В искусстве английских романтиков XIX века главную роль играла поэзия, одухотворявшая живопись. Самые талантливые живописцы-прерафаэлиты были вместе с тем и талантливыми поэтами (Д. Г. Россетти, У. Моррис) и делили свое вдохновение между двумя искусствами, не отдавая предпочтения какому-либо одному из них.
Для Врубеля, как мы знаем, литература, и особенно поэзия, также значила очень много, он и сам пытался писать стихи, но не преуспел в этом. Но еще больше Врубеля как человека и художника волновал синтез искусств, то сложное, почти волшебное слияние поэзии, музыки, пения, света и цвета, которое давал театр, в особенности оперный театр. Прирожденный декоратор, творец новой сценической живописи и театрального костюма, Врубель обнаружил свое влечение и призвание до прихода в театр в станковых картинах, написанных в Киеве. В «Восточной сказке» (1886), «Девочке на фоне персидского ковра» (1886), «Гамлете и Офелии» (1888), портрете мужчины в старинном костюме (1886) вкус к живописной красоте зримого, нарядности, узорчатости, блеску в костюмах и антураже — все это было проявлением театрального романтизма, замещающего серую обыденность, безотрадность современных ему бытовых картин. Не дошедшие до нас композиции на сюжеты цирка, портреты цирковой наездницы-акробатки, которые Врубель создал в 1887—1889 годах, увлечение изображениями «Шато», «Дуэтисток», «Кармен» — сюжетами, по мнению его отца, «весьма фривольного свойства»[44],— то же следствие жажды яркой красоты в живописи и жизни, того «гомеризма», который был для художника отдушиной среди ханжества и мнимой добропорядочности киевского образованного общества, где протекала его жизнь, полная физических и духовных лишений, постоянного непонимания его художественных стремлений высокомерными покровителями с их мелочной опекой, причинявшими ему боль. Именно в театре, цирке, где сливались музыка, живопись, пластика, грациозность и сказочное волшебство, он чувствовал себя в своем мире и забывал на время терзавшие его душевное одиночество и неприкаянность.

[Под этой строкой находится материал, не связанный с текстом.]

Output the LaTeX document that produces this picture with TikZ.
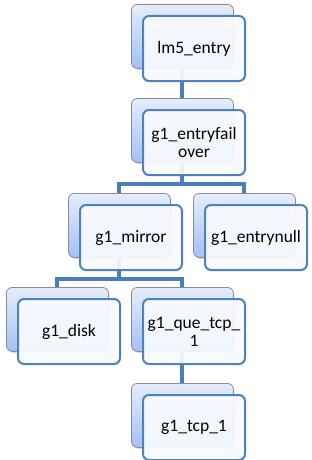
\documentclass[tikz,border=0pt]{standalone}
\usepackage{fontspec}
\setmainfont{Carlito}
\usetikzlibrary{shadows}
\definecolor{frontblue}{HTML}{4F81BD}
\definecolor{linkblue}{HTML}{4A7EBB}
\definecolor{backtop}{HTML}{E6EDFB}
\definecolor{backbot}{HTML}{A3C0F4}
\definecolor{backedge}{HTML}{8C8C8C}
\definecolor{frontfill}{HTML}{F8FAFE}
\tikzset{
  backcard/.style={draw=backedge, line width=0.8pt, rounded corners=6pt,
    top color=backtop, bottom color=backbot, minimum width=102pt,
    minimum height=64pt, anchor=north west, inner sep=0pt,
    drop shadow={shadow xshift=1pt, shadow yshift=-1.5pt, opacity=0.3}},
  frontcard/.style={draw=frontblue, line width=2pt, rounded corners=6pt,
    fill=frontfill, fill opacity=0.93, text opacity=1, draw opacity=1,
    minimum width=102pt, minimum height=65pt, anchor=north west,
    inner sep=2pt, align=center, font=\fontsize{17.5}{18}\selectfont},
  link/.style={draw=linkblue, line width=4pt}
}
\begin{document}
\begin{tikzpicture}[x=1pt,y=-1pt]
\useasboundingbox (0,0) rectangle (311,460);
% back cards
\node[backcard] (lm5b) at (131,4) {};
\node[backcard] (fob) at (131,98) {};
\node[backcard] (mirrorb) at (68,193) {};
\node[backcard] (nullb) at (193,193) {};
\node[backcard] (diskb) at (6,287) {};
\node[backcard] (queb) at (131,287) {};
\node[backcard] (tcpb) at (131,383) {};
% connectors
\draw[link] (lm5b.south) -- (fob.north);
\path (fob.south) ++(0,21) coordinate (bus1);
\draw[link] (fob.south) -- (bus1) -| (mirrorb.north);
\draw[link] (bus1) -| (nullb.north);
\path (mirrorb.south) ++(0,21) coordinate (bus2);
\draw[link] (mirrorb.south) -- (bus2) -| (diskb.north);
\draw[link] (bus2) -| (queb.north);
\draw[link] (queb.south) -- (tcpb.north);
% front cards
\node[frontcard] (lm5) at (142,15) {lm5\_entry};
\node[frontcard] (fo) at (142,109) {g1\_entryfail\\over};
\node[frontcard] (mirror) at (79,204) {g1\_mirror};
\node[frontcard] (null) at (204,204) {g1\_entrynull};
\node[frontcard] (disk) at (17,298) {g1\_disk};
\node[frontcard] (que) at (142,298) {g1\_que\_tcp\_\\1};
\node[frontcard] (tcp) at (142,394) {g1\_tcp\_1};
\end{tikzpicture}
\end{document}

Однако чувственный «гомеризм», влечение к романтической театральной эфемерности красоты были лишь одной из частей его художнического миросозерцания и восприятия. Другой, главной частью его творческой природы было стремление к сдержанности — подлинной красоте величественно-трагического, духовно возвышенного, поиски воплощения которой в образах Демона, Христа, в эскизах «Надгробный плач» и «Воскресение» для монументальной росписи Владимирского собора были главным средоточием его художественных исканий, его заветных мыслей. И если Демон в киевские годы еще не давался художнику, то в эскизах для Владимирского собора он впервые нашел образный строй, монументальный стиль, адекватный общечеловеческому содержанию возвышенно-трагических образов, где звучит величественная скорбно-одержанная музыка реквиема и где нет места феерии театрального зрелища, узорчатости или изысканной пряности колорита.